What sort of society demonises people who work in schools and hospitals, put out fires or police our streets?
The way a crisis caused by the banks has been changed into one caused by public spending has been political genius. This year, bankers got away with awarding themselves nearly £14bn of bonuses with barely a word of complaint.
Meanwhile, the image of a public sector workforce made up of idle, pampered pen-pushers who can easily be disposed of is promoted. The nurses, teachers, firefighter, soldiers and police officers that society depends on to function have been written off as a bunch of parasites leaching off the taxpayer.
Ask yourself do you really believe that? Are all soldiers, teachers, nurses, firefighters and police officers lazy and useless? Would things really be better if they were all privatised? Should we put profit first and people second?
David Cameron didn’t always talk like this. He had kind and caring words of praise when in opposition.
“Public service, the concept of working for the good of the community, is a high ideal,” said Cameron back in 2006. “Yet this is rarely, if ever, acknowledged.”
After over a year in charge he has certainly changed that tune. Oliver Letwin declares public sector workers need “some real discipline and some fear”. Unless they produced the best results, “some will not survive; it is an inevitable and intended consequence of what we are talking about”.
Portraying public sector workers as inefficient layabouts is being used to build the case for privatisation of those services. It’s a dogma triumphing over the facts, contracting out services actually hits productivity. Clear examples like the collapse of the Southern Cross care homes and everyone’s experience with privatised energy companies show how painful privatisation can be.
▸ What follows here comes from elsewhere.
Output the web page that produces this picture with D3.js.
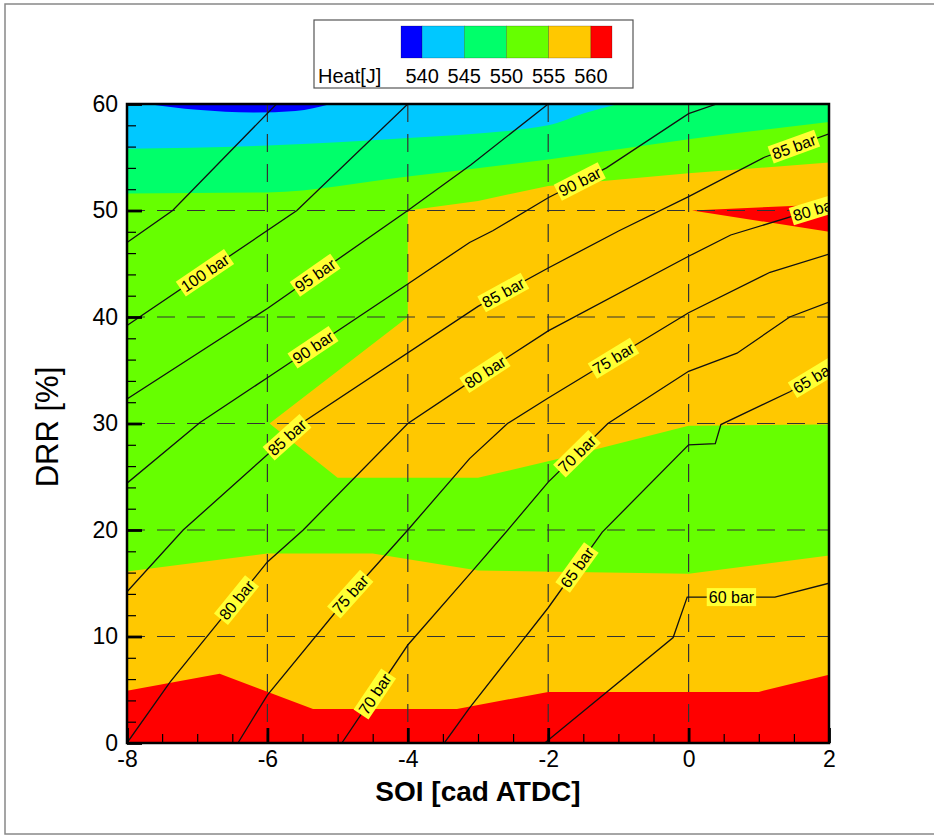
<!DOCTYPE html>
<html>
<head>
<meta charset="utf-8">
<title>Heat contour - SOI vs DRR</title>
<style>
  body { margin: 0; background: #fff; }
  svg text { font-family: Arial, "Liberation Sans", sans-serif; fill: #000; }
</style>
</head>
<body>
<script src="https://d3js.org/d3.v7.min.js"></script>
<script>
// legend levels and colours (below 540 ... above 560)
var heatLevels = [540, 545, 550, 555, 560];
var heatColors = ['#0000ff', '#00c8ff', '#00ff6a', '#66ff00', '#ffc800', '#ff0000'];

var soiTicks = [-8, -6, -4, -2, 0, 2];
var drrTicks = [0, 10, 20, 30, 40, 50, 60];

// colour band edges, [SOI, DRR]
var blueEdge = [[-7.7, 60], [-7, 59.45], [-6.2, 59.2], [-5.6, 59.35], [-5.1, 60]];
var cyanEdge = [[-8, 55.8], [-6, 56.1], [-4, 56.8], [-2, 58.0], [-1.5, 59.1], [-1.0, 60]];
var springEdge = [[-8, 51.6], [-6, 51.7], [-4, 53.2], [-2, 54.8], [0, 56.7], [2, 58.3]];
var orangeMid = [[-4, 50], [-3, 50.9], [-2, 52.3], [0, 53.5], [2, 54.5], [2, 29.9], [0, 29.8],
                 [-1.85, 26.7], [-3, 24.9], [-5, 24.9], [-5.97, 30], [-4, 40]];
var limeLowEdge = [[-8, 16.1], [-6, 17.8], [-4.5, 17.8], [-3, 16.2], [0, 15.9], [2, 17.6]];
var redEdge = [[-8, 4.9], [-6.68, 6.5], [-5.35, 3.2], [-3.3, 3.2], [-2.0, 4.8], [1.0, 4.8], [2, 6.4]];
var redPatch = [[0.05, 50.0], [1.55, 50.45], [2, 50.6], [2, 48.0]];

// isobars (peak pressure), [SOI, DRR]
var p105 = [[-8, 47.0], [-7.35, 50.0], [-5.87, 60]];
var p100 = [[-8, 39.2], [-5.58, 50.0], [-4.0, 60]];
var p95 = [[-8, 32.3], [-6, 40.8], [-4, 50.0], [-3.1, 54.3], [-2, 60]];
var p90 = [[-8, 24.4], [-6.96, 30.1], [-6, 34.3], [-4, 43.1], [-3.12, 47.0], [-2.79, 48.1],
           [-2, 51.2], [-1.17, 54.0], [0, 59.1], [0.4, 60]];
var p85 = [[-8, 14.2], [-7.2, 20.0], [-5.45, 30.3], [-3, 41.0], [-2, 44.6], [-0.99, 48.1],
           [0, 51.3], [1.08, 55.0], [2, 57.2]];
var p80 = [[-8, 0], [-7.39, 5.7], [-6, 17.0], [-5.49, 20.0], [-4, 30.0], [-3, 34.4], [-2, 38.7],
           [0, 45.7], [0.6, 47.7], [2, 50.5]];
var p75 = [[-6.42, 0], [-6.0, 4.5], [-4.83, 13.9], [-4, 20.0], [-3.12, 26.7], [-2.58, 30.0],
           [-2, 32.4], [0, 40.4], [1.16, 44.2], [2, 45.9]];
var p70 = [[-4.94, 0], [-4, 9.2], [-3.1, 16.0], [-2.55, 20.2], [-2, 24.5], [-1.15, 30.0],
           [0, 34.9], [0.69, 36.6], [1.44, 40.0], [2, 41.4]];
var p65 = [[-3.48, 0], [-3.12, 3.3], [-2, 12.7], [-1.23, 19.8], [0, 28.0], [0.38, 28.1],
           [0.46, 29.9], [1.45, 33.0], [2, 35.2]];
var p60 = [[-2.05, 0], [-0.22, 9.9], [-0.02, 13.7], [1.23, 13.7], [2, 15.0]];

var isobars = {105: p105, 100: p100, 95: p95, 90: p90, 85: p85, 80: p80, 75: p75, 70: p70, 65: p65, 60: p60};

// where the labels sit: [pressure, SOI]
var labelSpots = [[100, -6.89], [95, -5.32], [90, -5.35], [90, -1.55], [85, -5.72], [85, -2.64],
                  [85, 1.5], [80, -6.44], [80, -2.9], [80, 1.8], [75, -4.82], [75, -1.07],
                  [70, -4.47], [70, -1.59], [65, -1.59], [65, 1.78], [60, 0.61]];

var w = 934, h = 836;
var pL = 127, pR = 829, pT = 104, pB = 743;

var svg = d3.select('body').append('svg').attr('width', w).attr('height', h);

var x = d3.scaleLinear().domain([-8, 2]).range([pL, pR]);
var y = d3.scaleLinear().domain([0, 60]).range([pB, pT]);

// outer picture frame
svg.append('rect').attr('x', 5).attr('y', 4).attr('width', 1000).attr('height', 830)
  .attr('fill', 'none').attr('stroke', '#888').attr('stroke-width', 1.5);

svg.append('defs').append('clipPath').attr('id', 'plot')
  .append('rect').attr('x', pL).attr('y', pT).attr('width', pR - pL).attr('height', pB - pT);

var plot = svg.append('g').attr('clip-path', 'url(#plot)');

var topArea = d3.area().x(function(d) { return x(d[0]); })
  .y0(y(60)).y1(function(d) { return y(d[1]); }).curve(d3.curveMonotoneX);
var bottomArea = d3.area().x(function(d) { return x(d[0]); })
  .y0(y(0)).y1(function(d) { return y(d[1]); });
var poly = d3.line().x(function(d) { return x(d[0]); }).y(function(d) { return y(d[1]); })
  .curve(d3.curveLinearClosed);
var line = d3.line().x(function(d) { return x(d[0]); }).y(function(d) { return y(d[1]); });

// filled bands, painted bottom-up
plot.append('rect').attr('x', pL).attr('y', pT).attr('width', pR - pL)
  .attr('height', pB - pT).attr('fill', heatColors[3]);
plot.append('path').attr('d', bottomArea(limeLowEdge)).attr('fill', heatColors[4]);
plot.append('path').attr('d', poly(orangeMid)).attr('fill', heatColors[4]);
plot.append('path').attr('d', bottomArea(redEdge)).attr('fill', heatColors[5]);
plot.append('path').attr('d', poly(redPatch)).attr('fill', heatColors[5]);
plot.append('path').attr('d', topArea(springEdge)).attr('fill', heatColors[2]);
plot.append('path').attr('d', topArea(cyanEdge)).attr('fill', heatColors[1]);
plot.append('path').attr('d', topArea(blueEdge)).attr('fill', heatColors[0]);

// dashed grid
plot.selectAll('.gx').data(soiTicks.slice(1, -1)).enter().append('line')
  .attr('x1', function(d) { return x(d); }).attr('x2', function(d) { return x(d); })
  .attr('y1', pT).attr('y2', pB)
  .attr('stroke', '#333').attr('stroke-width', 1.2).attr('stroke-dasharray', '18,12');
plot.selectAll('.gy').data(drrTicks.slice(1, -1)).enter().append('line')
  .attr('y1', function(d) { return y(d); }).attr('y2', function(d) { return y(d); })
  .attr('x1', pL).attr('x2', pR)
  .attr('stroke', '#333').attr('stroke-width', 1.2).attr('stroke-dasharray', '18,12');

// isobars
plot.selectAll('.iso').data(Object.keys(isobars)).enter().append('path')
  .attr('d', function(k) { return line(isobars[k]); })
  .attr('fill', 'none').attr('stroke', '#111').attr('stroke-width', 1.3);

// inline labels
labelSpots.forEach(function(s) {
  var pts = isobars[s[0]];
  var i = 1;
  while (i < pts.length - 1 && pts[i][0] < s[1]) i++;
  var a = pts[i - 1], b = pts[i];
  var t = (s[1] - a[0]) / (b[0] - a[0]);
  var drr = a[1] + t * (b[1] - a[1]);
  var ang = Math.atan2(y(b[1]) - y(a[1]), x(b[0]) - x(a[0])) * 180 / Math.PI;
  var g = plot.append('g')
    .attr('transform', 'translate(' + x(s[1]) + ',' + y(drr) + ') rotate(' + ang + ')');
  var txt = g.append('text').text(s[0] + ' bar')
    .attr('text-anchor', 'middle').attr('dy', '0.36em').attr('font-size', 16);
  var tw = txt.node().getComputedTextLength();
  g.insert('rect', 'text').attr('x', -tw / 2 - 2).attr('y', -9)
    .attr('width', tw + 4).attr('height', 18).attr('fill', '#ffff33');
});

// axes with inward ticks (minor and major on separate groups)
var xMinor = d3.range(-8, 2.01, 0.5).filter(function(v) { return v % 2 !== 0; });
var yMinor = d3.range(0, 60.1, 2).filter(function(v) { return v % 10 !== 0; });

var gxMinor = svg.append('g').attr('transform', 'translate(0,' + pB + ')')
  .call(d3.axisBottom(x).tickValues(xMinor).tickSize(-9).tickFormat(''));
var gx = svg.append('g').attr('transform', 'translate(0,' + pB + ')')
  .call(d3.axisBottom(x).tickValues(soiTicks).tickSize(-15).tickPadding(8)
    .tickFormat(function(d) { return String(d); }));
var gyMinor = svg.append('g').attr('transform', 'translate(' + pL + ',0)')
  .call(d3.axisLeft(y).tickValues(yMinor).tickSize(-9).tickFormat(''));
var gy = svg.append('g').attr('transform', 'translate(' + pL + ',0)')
  .call(d3.axisLeft(y).tickValues(drrTicks).tickSize(-15).tickPadding(9)
    .tickFormat(function(d) { return String(d); }));

[gxMinor, gx, gyMinor, gy].forEach(function(g) { g.select('.domain').remove(); });
gxMinor.selectAll('.tick line').attr('stroke', '#000').attr('stroke-width', 1.2);
gyMinor.selectAll('.tick line').attr('stroke', '#000').attr('stroke-width', 1.2);
gx.selectAll('.tick line').attr('stroke', '#000').attr('stroke-width', 2.8);
gy.selectAll('.tick line').attr('stroke', '#000').attr('stroke-width', 2.8);
gx.attr('font-size', 23);
gy.attr('font-size', 23);

svg.append('rect').attr('x', pL).attr('y', pT).attr('width', pR - pL)
  .attr('height', pB - pT).attr('fill', 'none').attr('stroke', '#000').attr('stroke-width', 2.5);

// axis titles
svg.append('text').attr('x', 478).attr('y', 801).attr('text-anchor', 'middle')
  .attr('font-size', 28).attr('font-weight', 'bold').text('SOI [cad ATDC]');
svg.append('text').attr('transform', 'translate(58,427) rotate(-90)').attr('text-anchor', 'middle')
  .attr('font-size', 31).text('DRR [%]');

// legend
var lx = d3.scaleLinear().domain([537.5, 562.5]).range([401, 612]);
var bins = [537.5].concat(heatLevels, [562.5]);
var legend = svg.append('g');
legend.append('rect').attr('x', 314).attr('y', 20).attr('width', 319).attr('height', 68)
  .attr('fill', '#fff').attr('stroke', '#555').attr('stroke-width', 1.2);
legend.selectAll('.sw').data(heatColors).enter().append('rect')
  .attr('x', function(d, i) { return lx(bins[i]); })
  .attr('width', function(d, i) { return lx(bins[i + 1]) - lx(bins[i]); })
  .attr('y', 26).attr('height', 32)
  .attr('fill', function(d) { return d; })
  .attr('stroke', 'rgba(0,0,0,0.35)').attr('stroke-width', 0.6);
legend.selectAll('.lv').data(heatLevels).enter().append('text')
  .attr('x', function(d) { return lx(d); }).attr('y', 83)
  .attr('text-anchor', 'middle').attr('font-size', 20).text(function(d) { return d; });
legend.append('text').attr('x', 318).attr('y', 83).attr('font-size', 20).text('Heat[J]');
</script>
</body>
</html>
Putting profit first means you will pay more for that service, once for the service and once again for the profits.
The public sector and productivity isn’t like making cars or TVs. It’s impossible to put a value on everything public services do. If spending on cancer treatment went up by 10 per cent and cancer deaths went down by 5 per cent, then that’s not a good return on your investment. No Dragon in a Den would declare themselves in, unless they are one of the cancer survivors.
It’s that sort of selfish me first approach that’s the problem. Public service is about doing good for us all. You have to put others first and think of the greater good.
You might pay for a service you never use or need but you help build a society worth living in.